NEWS | Michelle Hovane reports on the 2017 ASSITEJ World Congress

Posted by Cecile Lucas, June 20th, 2017

Sensorium Theatre Co-Artistic Director Michelle Hovane recently attended the 2017 ASSITEJ World Congress in Cape Town, South Africa, with five other Australian delegates as part of the Australian Council’s ASSITEJ 2017 Youth Arts Leadership Delegation. The nine-day long seminar comprised a Festival, a Conference and a World Congress, all dedicated to theatre for young audiences. As the only delegate from WA, Michelle happily answered to our questions about what she gained from this international experience, as well as sharing some great tips for anyone attending similar showcase events.


You just came back from attending the 2017 ASSITEJ World Congress in Cape Town, South Africa. Can you tell us a bit more about this event?

ASSITEJ unites theatres, organisations and individuals from around the world who make theatre for children and young people so that they can share knowledge and practice within the field of theatre for children and young people in order to deepen understandings, develop practice, create new opportunities and strengthen the global sector. This year the decision-making congress, performance festival and research conference were all included in the “Cradle of Creativity” – which took place over 2 weeks in Cape Town, South Africa. This was the first time ASSITEJ was hosted on the African continent.

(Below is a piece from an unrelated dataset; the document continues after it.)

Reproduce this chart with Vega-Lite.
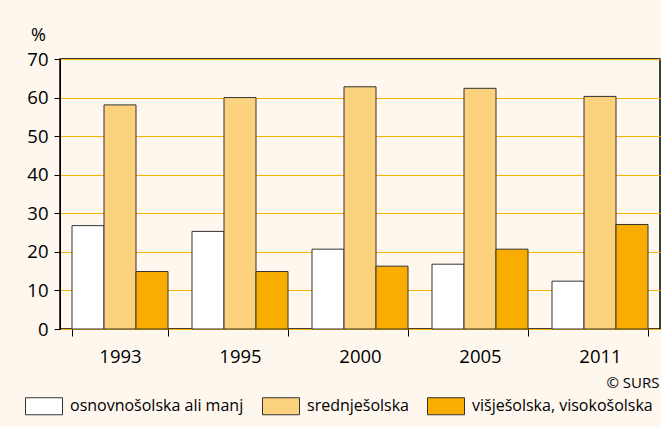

As an Artistic Director of a small company and a performer, what are the benefits of attending such event, and what impact does it have on your personal practice?

What a privilege to be part of this feast of performance, conversation and networking! Coming from a small company based in an isolated city, it was truly mind blowing to take the pulse of theatre making for children and young people internationally and be included in a global community of people who are passionate about the cultural access and rights of the next generation.  I felt deeply nourished, challenged, inspired and affirmed – it was like soul food to keep going and doing the work that I do.


Zick Zack Puff by Cie Mafalda (Switzerland)


How prepared were you before heading to South Africa? What advice would you give to anyone attending a similar event?

The programme for the Cradle of Creativity festival, conference and congress was overwhelming. I was enormously lucky to be part of the youth arts leadership delegation and guided by other more experienced Australian delegates and our Australia Council host Kevin Du Preez. For a month prior to the conference I was drip fed snippets of the program and slowly identified the shows, researched workshops and events that were my priority. However, nothing could prepare me for the full glory and chaos of the event itself! I think it is a good idea to have a quick summary of who you are and what you do for the inevitable speed-dating aspect of the networking – having this meant I could quickly identify delegates who I wanted to deepen the conversation with and vice versa. As part of the arts leadership delegation we were encouraged to connect deeply with three people and have three deep learnings and this also helped to focus things a bit.


Did you see any amazing shows and/or productions that resonate with the work that Sensorium Theatre does?

I saw many amazing shows and productions, and part of my agenda in attending the Festival was simply to see as many diverse works as I could, even if they had no obvious connection with Sensorium Theatre.

My favourite show was an electrifying production of Animal Farm performed by black South African women and directed by Shakesperience Productions. I also met Karolina Zernyte, Artistic Director of Theatre of the Senses, a company based in Lithuania, whose work resonated with the work we do in Sensorium Theatre. I was intrigued by some of the work for babies and the very young. I connected with members of IIAN – International Inclusive Arts Network. I also discovered that in the majority world, children with disabilities are often extremely disadvantaged in terms of resources and community attitudes – and it has set me wondering what Sensorium could do to assist those working for change.


Animal Farm by Shakesperience Productions (South Africa)


For you, what was the highlight of your whole week there?

The opening night of the festival was an extraordinary showcase of work from Africa and the Festival Director talked about theatre making as an Act of Love. This was very affirming for the work that we do in Sensorium Theatre and for me personally as an artist. There was a huge sense of the centrality of arts and culture in that society and a feeling of being valued as an artist – in a time when we face an increase in populism, xenophobia and fear of otherness, there was a sense of urgency that we as artists and cultural workers have an important role in creating solidarity, inclusion and togetherness across and within our national boundaries.